A second airfield was established at East Sale in 1943. The new military airfields at Sale increased the population dramatically, adding around 1500 people between 1940 and 1945. During the war, over 3000 servicemen were trained at Sale.
In 1945, after the war had ended, it was declared that East Sale Air Force base would remain a permanent establishment. East Sale became the training base for four schools; School of Air Navigation (1946), Central Flying School (1947), School of Photography (1952) and School of Air Traffic Control (1957). Discussions are currently taking place to determine whether or not an expansion of the East Sale RAAF Base will take place.
In 1947 part of the West Sale aerodrome was taken over by Civil Aviation. 1980 saw the remainder of West Sale Aerodrome occupied by the National Safety Council of Australia (NSCA). The NSCA was shut down in 1989. The East Gippsland Community College of Technical and Further Education (TAFE) took up residence of the NSCA buildings in 1992.
West Sale is used primarily for Civil Aviation today, it is the home of several charter businesses and flying schools and from time to time airline connecting flights to Melbourne, Sydney and Tasmania have been conducted out of West Sale.
East Sale’s first aerobatic team, the Red Sales, was formed in 1962. They used four de Havilland Vampire T33 aircraft. A new team was formed using the same aircraft in 1963, they were called the Telstars.

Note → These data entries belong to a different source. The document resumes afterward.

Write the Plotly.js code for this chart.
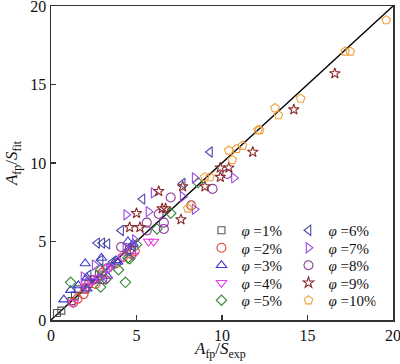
<!DOCTYPE html>
<html>
<head>
<meta charset="utf-8">
<script src="https://cdn.plot.ly/plotly-3.0.1.min.js"></script>
<style>html,body{margin:0;padding:0;background:#fff;}#chart{width:400px;height:364px;}</style>
</head>
<body>
<div id="chart"></div>
<script>
// Series names
const seriesNames = ["φ1","φ2","φ3","φ4","φ5","φ6","φ7","φ8","φ9","φ10"];
const legendLabels = ["1%","2%","3%","4%","5%","6%","7%","8%","9%","10%"];
const tickValues = [0,5,10,15,20];
const tickLabels = ["0","5","10","15","20"];

// Data: x = A_fp/S_exp, y = A_fp/S_fit
const p1x = [0.35,0.6,1.2,1.4,1.6,2.0,2.2,2.5,2.8];
const p1y = [0.45,0.6,1.2,1.55,1.95,1.95,2.3,2.6,2.9];

const p2x = [1.3,1.55,1.9,2.0,2.4,2.6,3.0,3.3,3.8,4.2,4.7,4.9];
const p2y = [1.1,1.35,1.65,2.0,2.5,2.3,3.0,3.3,3.6,4.0,4.2,4.4];

const p3x = [0.75,1.15,1.6,2.0,2.1,2.1,2.6,2.8,2.95,3.3,3.8,3.9,4.5,4.8];
const p3y = [1.3,1.9,2.2,3.6,2.7,2.0,2.5,2.7,3.95,2.8,3.8,3.7,5.0,4.85];

const p4x = [1.3,2.0,2.4,2.8,3.0,3.2,3.5,3.3,4.2,4.8,5.7,6.0];
const p4y = [1.1,2.2,2.5,2.7,2.9,3.3,3.4,2.6,4.0,4.1,5.0,5.0];

const p5x = [1.15,2.9,3.95,4.35,2.9,3.2,4.5,4.6,5.0,6.2,7.0,8.6];
const p5y = [2.4,3.2,3.2,2.4,2.1,2.6,3.95,3.9,4.8,5.8,6.8,8.75];

const p6x = [9.3,7.7,5.35,4.1,2.7,3.0,3.3,2.9,3.6,4.5,2.2,4.8];
const p6y = [10.7,8.7,7.7,5.7,4.9,4.9,4.85,3.8,3.7,4.4,2.85,4.7];

const p7x = [10.7,8.4,7.7,6.0,5.7,4.4,8.4,4.9,4.35,2.55,1.9,3.4];
const p7y = [9.05,9.05,7.85,8.1,6.9,6.7,7.05,5.1,4.6,3.5,2.75,3.3];

const p8x = [10.3,9.45,7.0,8.2,5.6,6.3,6.6,6.6,5.6,4.1,4.6,3.0];
const p8y = [9.3,8.35,7.8,7.3,6.2,6.75,6.2,5.8,5.7,4.65,4.5,2.6];

const p9x = [16.6,14.2,11.8,9.9,10.4,9.9,7.7,9.0,6.3,5.0,6.5,6.7,7.6,4.6,5.2];
const p9y = [15.7,13.4,10.7,9.7,9.7,9.1,8.5,8.5,8.2,6.8,7.1,7.1,6.4,5.9,5.9];

const p10x = [19.6,17.2,17.5,14.6,13.1,13.3,12.1,12.2,11.2,10.85,10.4,10.6,9.0,9.3,8.0,8.2];
const p10y = [19.1,17.1,17.1,14.1,13.5,13.05,12.1,12.1,11.1,10.9,10.8,10.2,9.1,9.1,7.1,7.3];

const lineX = [0,20];
const lineY = [0,20];

const xs = [p1x,p2x,p3x,p4x,p5x,p6x,p7x,p8x,p9x,p10x];
const ys = [p1y,p2y,p3y,p4y,p5y,p6y,p7y,p8y,p9y,p10y];
const colors = ['#555555','#e8443a','#3a3ad0','#e040e8','#3a8a3a','#4a4aa8','#9a4ae0','#8a3a9a','#8b2a2a','#f0a040'];
const symbols = ['square-open','circle-open','triangle-up-open','triangle-down-open','diamond-open','triangle-left-open','triangle-right-open','circle-open','star-open','pentagon-open'];
const sizes = [7,9,9,9,8,9,9,9,8,9];

const legendIds = ['legend','legend2','legend3','legend4','legend5'];

const traces = [{
  x: lineX, y: lineY, mode: 'lines', line: {color:'#000', width:1.3}, showlegend:false, hoverinfo:'skip'
}];
for (let i = 0; i < 10; i++) {
  traces.push({
    x: xs[i], y: ys[i], mode: 'markers', type: 'scatter',
    name: '<i>φ</i> =' + legendLabels[i],
    legend: legendIds[i % 5],
    marker: {symbol: symbols[i], color: colors[i], size: sizes[i], line: {width: 1.1, color: colors[i]}}
  });
}

const axisCommon = {
  range: [0,20], tickmode: 'array', tickvals: tickValues, ticktext: tickLabels,
  ticklabeloverflow: 'allow',
  showgrid: false, zeroline: false,
  showline: true, mirror: true, linecolor: '#333', linewidth: 1.5,
  ticks: 'inside', ticklen: 5, tickwidth: 1.2, tickcolor: '#333',
  tickfont: {family: 'Liberation Serif', size: 16, color: '#111'}
};

const rowCenters = [230.5, 248, 265.5, 283, 300.5];

const layout = {
  width: 400, height: 364,
  margin: {l: 51, r: 7, t: 6, b: 44},
  paper_bgcolor: '#fff', plot_bgcolor: '#fff',
  font: {family: 'Liberation Serif', color: '#111'},
  xaxis: Object.assign({}, axisCommon, {title: {text: ''}}),
  yaxis: Object.assign({}, axisCommon, {
    title: {text: '<i>A</i><sub>fp</sub>/<i>S</i><sub>fit</sub>', font: {family:'Liberation Serif', size: 17, color:'#111'}, standoff: 8}
  }),
  annotations: [{
    xref: 'paper', yref: 'paper', x: 0.494, y: -0.094, xanchor: 'center', yanchor: 'middle',
    text: '<i>A</i><sub>fp</sub>/<i>S</i><sub>exp</sub>', showarrow: false,
    font: {family:'Liberation Serif', size: 17, color:'#111'}
  }],
  showlegend: true
};
legendIds.forEach((id, k) => {
  layout[id] = {
    font: {family: 'Liberation Serif', size: 15, color: '#111'},
    bgcolor: 'rgba(0,0,0,0)', borderwidth: 0, itemwidth: 30, itemsizing: 'trace',
    orientation: 'h', entrywidth: 42, entrywidthmode: 'pixels',
    xanchor: 'left', yanchor: 'middle',
    x: 0.44, y: (320 - rowCenters[k]) / 314
  };
});

Plotly.newPlot('chart', traces, layout, {displayModeBar: false, staticPlot: true});
</script>
</body>
</html>
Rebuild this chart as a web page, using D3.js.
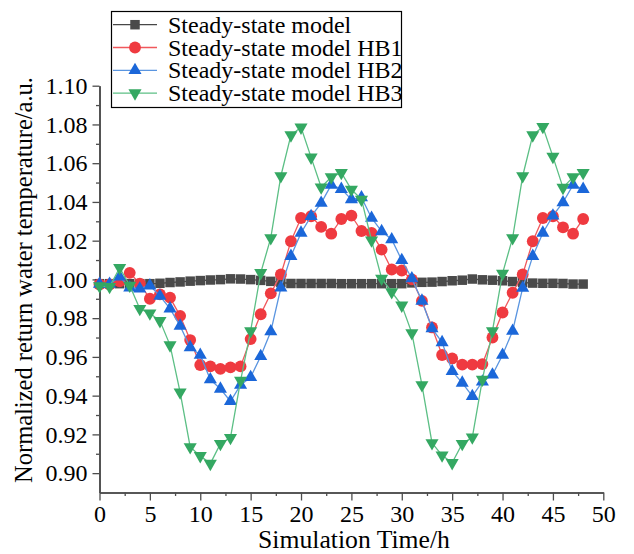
<!DOCTYPE html>
<html>
<head>
<meta charset="utf-8">
<script src="https://d3js.org/d3.v7.min.js"></script>
<style>
  body { margin: 0; background: #fff; }
  text { font-family: "Liberation Serif", "Times New Roman", serif; }
</style>
</head>
<body>
<div id="chart"></div>
<script>
var w = 634, h = 554;

// hours 0..48
var hours = d3.range(0, 49);

var steady = [0.9978,0.9978,0.9978,0.9978,0.9978,0.9978,0.9980,0.9984,0.9987,0.9991,0.9994,0.9997,0.9999,1.0003,1.0002,0.9999,0.9995,0.9990,0.9984,0.9979,0.9979,0.9979,0.9979,0.9979,0.9978,0.9978,0.9978,0.9978,0.9978,0.9978,0.9978,0.9982,0.9985,0.9986,0.9989,0.9993,0.9996,1.0002,0.9998,0.9996,0.9993,0.9989,0.9984,0.9981,0.9980,0.9980,0.9979,0.9976,0.9976];
var hb1 = [0.9974,0.9974,0.9990,1.0034,0.9978,0.9900,0.9923,0.9906,0.9812,0.9687,0.9558,0.9551,0.9538,0.9546,0.9551,0.9692,0.9820,0.9928,1.0026,1.0197,1.0317,1.0326,1.0271,1.0236,1.0312,1.0329,1.0250,1.0240,1.0154,1.0051,1.0046,1.0000,0.9889,0.9752,0.9610,0.9592,0.9560,0.9560,0.9563,0.9700,0.9829,0.9931,1.0026,1.0197,1.0317,1.0326,1.0269,1.0236,1.0312];
var hb2 = [0.9976,0.9976,1.0014,0.9957,0.9952,0.9968,0.9914,0.9849,0.9760,0.9649,0.9610,0.9483,0.9435,0.9371,0.9455,0.9495,0.9603,0.9731,0.9957,1.0120,1.0240,1.0326,1.0394,1.0488,1.0466,1.0413,1.0423,1.0317,1.0248,1.0206,1.0099,1.0005,0.9889,0.9747,0.9675,0.9526,0.9466,0.9397,0.9472,0.9508,0.9610,0.9734,0.9956,1.0120,1.0240,1.0329,1.0397,1.0488,1.0466];
var hb3 = [0.9966,0.9962,1.0060,0.9969,0.9849,0.9825,0.9786,0.9661,0.9418,0.9135,0.9089,0.9049,0.9152,0.9183,0.9478,0.9734,1.0034,1.0214,1.0534,1.0745,1.0785,1.0630,1.0476,1.0528,1.0551,1.0464,1.0413,1.0202,1.0005,0.9935,0.9866,0.9723,0.9455,0.9156,0.9092,0.9053,0.9152,0.9185,0.9483,0.9734,1.0031,1.0214,1.0534,1.0745,1.0788,1.0634,1.0474,1.0528,1.0551];

var names = ["Steady-state model", "Steady-state model HB1", "Steady-state model HB2", "Steady-state model HB3"];
var xTicks = [0, 5, 10, 15, 20, 25, 30, 35, 40, 45, 50];
var yTicks = [0.90, 0.92, 0.94, 0.96, 0.98, 1.00, 1.02, 1.04, 1.06, 1.08, 1.10];

var series = [
  {name: names[0], values: steady, marker: "#4a4a4a", line: "#474747", sym: d3.symbolSquare, size: 90, rot: 0},
  {name: names[1], values: hb1, marker: "#ef3a40", line: "#f0585c", sym: d3.symbolCircle, size: 110, rot: 0},
  {name: names[2], values: hb2, marker: "#1b67d9", line: "#5a95e0", sym: d3.symbolTriangle, size: 74, rot: 0},
  {name: names[3], values: hb3, marker: "#34a862", line: "#5cbf85", sym: d3.symbolTriangle, size: 74, rot: 180}
];

var x = d3.scaleLinear().domain([0, 50]).range([99.5, 603.3]);
var y = d3.scaleLinear().domain([0.89, 1.10]).range([492.5, 85.7]);

var svg = d3.select("#chart").append("svg")
    .attr("width", w)
    .attr("height", h);

var axisColor = "#4d4d4d";
var serif = "Liberation Serif";

// x axis: minor then major ticks
var gx = svg.append("g").attr("transform", "translate(0," + y(0.89) + ")");
gx.call(d3.axisBottom(x).tickValues(d3.range(2.5, 50, 5)).tickSize(3.5).tickSizeOuter(0).tickFormat(""));
gx.append("g").call(d3.axisBottom(x).tickValues(xTicks).tickSize(8).tickSizeOuter(0).tickPadding(4).tickFormat(d3.format("d")));
gx.selectAll("text").attr("font-size", 24).attr("fill", "#000").attr("font-family", serif);

// y axis
var gy = svg.append("g").attr("transform", "translate(" + x(0) + ",0)");
gy.call(d3.axisLeft(y).tickValues(d3.range(0.91, 1.10, 0.02)).tickSize(3.5).tickSizeOuter(0).tickFormat(""));
gy.append("g").call(d3.axisLeft(y).tickValues(yTicks).tickSize(7).tickSizeOuter(0).tickPadding(5).tickFormat(d3.format(".2f")));
gy.selectAll("text").attr("font-size", 24).attr("fill", "#000").attr("font-family", serif);

svg.selectAll(".domain").attr("stroke", axisColor).attr("stroke-width", 1.6);
svg.selectAll(".tick line").attr("stroke", axisColor).attr("stroke-width", 1.3);

// axis titles, sized to the span they take in the original
function fitText(sel, target) {
  var len = sel.node().getComputedTextLength();
  if (len > 0) sel.attr("font-size", 24 * target / len);
}

var xTitle = svg.append("text")
  .attr("x", 354).attr("y", 548)
  .attr("text-anchor", "middle")
  .attr("font-family", serif)
  .attr("font-size", 24)
  .text("Simulation Time/h");
fitText(xTitle, 192);

var yTitle = svg.append("text")
  .attr("transform", "translate(32,280) rotate(-90)")
  .attr("text-anchor", "middle")
  .attr("font-family", serif)
  .attr("font-size", 24)
  .text("Normalized return water temperature/a.u.");
fitText(yTitle, 406);

// series
var line = d3.line()
  .x(function(d, i) { return x(hours[i]); })
  .y(function(d) { return y(d); });

series.forEach(function(s) {
  var g = svg.append("g");
  g.append("path")
    .attr("d", line(s.values))
    .attr("fill", "none")
    .attr("stroke", s.line)
    .attr("stroke-width", 1.3);
  g.selectAll("path.pt")
    .data(s.values)
    .enter().append("path")
    .attr("class", "pt")
    .attr("d", d3.symbol().type(s.sym).size(s.size))
    .attr("transform", function(d, i) {
      return "translate(" + x(hours[i]) + "," + y(d) + ") rotate(" + s.rot + ")";
    })
    .attr("fill", s.marker);
});

// legend
var lg = svg.append("g");
lg.append("rect")
  .attr("x", 111.5).attr("y", 11.5)
  .attr("width", 290).attr("height", 96)
  .attr("fill", "#fff")
  .attr("stroke", "#000")
  .attr("stroke-width", 1.2);

series.forEach(function(s, i) {
  var cy = 24.7 + i * 22.8;
  lg.append("line")
    .attr("x1", 113).attr("x2", 157)
    .attr("y1", cy).attr("y2", cy)
    .attr("stroke", s.line).attr("stroke-width", 1.3);
  lg.append("path")
    .attr("d", d3.symbol().type(s.sym).size(s.size))
    .attr("transform", "translate(135," + cy + ") rotate(" + s.rot + ")")
    .attr("fill", s.marker);
  lg.append("text")
    .attr("x", 168).attr("y", cy + 8)
    .attr("font-family", serif)
    .attr("font-size", 24)
    .text(s.name);
});
</script>
</body>
</html>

1970 saw the introduction of the Roulettes. Initially using Macchi jets. For the first few years, the Roulettes mostly consisted of a team of four. On some occasions a fifth member was used, doing mostly solo work. Later, the team regularly performed together using such formations as “five card”, “rhombus”, “kings cross”, “leaders benefits”, “vic”, “swan five” and “line abreast”. Further formations were introduced late in 1975.
Temporarily in 1981, a seven aircraft team was established for a performance at the RAAF’s Diamond Jubilee Celebrations, performing in Victoria, New South Wales, Queensland and South Australia. It was decided that the complexity, time and manpower required to maintain the seven aircraft team was not feasible and the team reverted back to five members.
The Macchi Roulettes performed their last display in June 1989.
In 1989 the Central Flying School adopted the PC9 aircraft. A few months later the team was expanded to six members because the noise from the new aircraft didn’t have as much impact. The PC9 Roulettes have gone on to perform all over Australia and Internationally.